Comme je l’écrivais à propos d’Au-delà de l’abîme, je ne suis pas une lectrice adolescente. Toutefois, je sais comment j’aurais réagi à la lecture de ces passages informatifs : ça ne m’aurait pas donné le goût de lire d’autres romans de science-fiction, bien au contraire. J’aurais détesté la SF ! Pourtant, l’intrigue, bien qu’éparpillée entre les discours, est non seulement intéressante, mais elle peut servir d’amorce à la discussion en classe, ne serait-ce qu’en comparant l’arrivée des Européens en Amérique au XVe et XVIe siècles avec l’apparition de Falco, puis d’Aalq, sur Kohrla.

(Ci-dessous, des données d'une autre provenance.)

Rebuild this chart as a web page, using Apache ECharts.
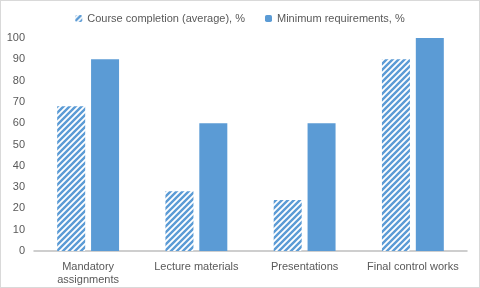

J’aime l’humour de l’auteur, qui ne nuit pas à l’intrigue mais y ajoute un clin d’œil amusant, par exemple quand on décrit un être translucide que tout le monde trouve fascinant « sauf quand il mange » (p. 15), ou ce Localisateur Annihilateur Singulaire à Sub-Morons Directionnel (p. 167) qui sert à repérer et à détruire tout type d’arme (car, comme le disait Asimov par la bouche de Seldon, « la violence est le dernier refuge des imbéciles », n’est-ce pas ?).
Et, encore une fois, la finale ouvre sur des perspectives prometteuses, car la Fédération n’a pas exploré l’entièreté de l’univers, il reste des empires peuplés de Vilains et de Pas Gentils qu’on pourrait devoir affronter un jour… sauf si les Xantas sont là pour nous secourir.
En l’état, je reste dubitative : je ne saisis pas le sens du projet de l’auteur.
Je pourrais risquer quelques hypothèses : 1- Il désire se démarquer des romans de facture « classique » (mais pourquoi diable l’infliger à des ados ?). 2- Il veut calquer les fonctions multitâches de l’ado numericus (résultat : on s’éparpille). 3- Il souhaite faire découvrir au jeune lecteur les classiques de la SF telle l’œuvre d’Asimov (ici, Les Cavernes d’acier obtiendront un meilleur résultat). 4- Tout simplement, l’auteur écrit pour son propre plaisir, ce qu’on ne peut lui reprocher (et tant pis pour le lecteur).
Quoi qu’il en soit, je renonce à comprendre. Dommage. Il y avait de petits bouts intéressants.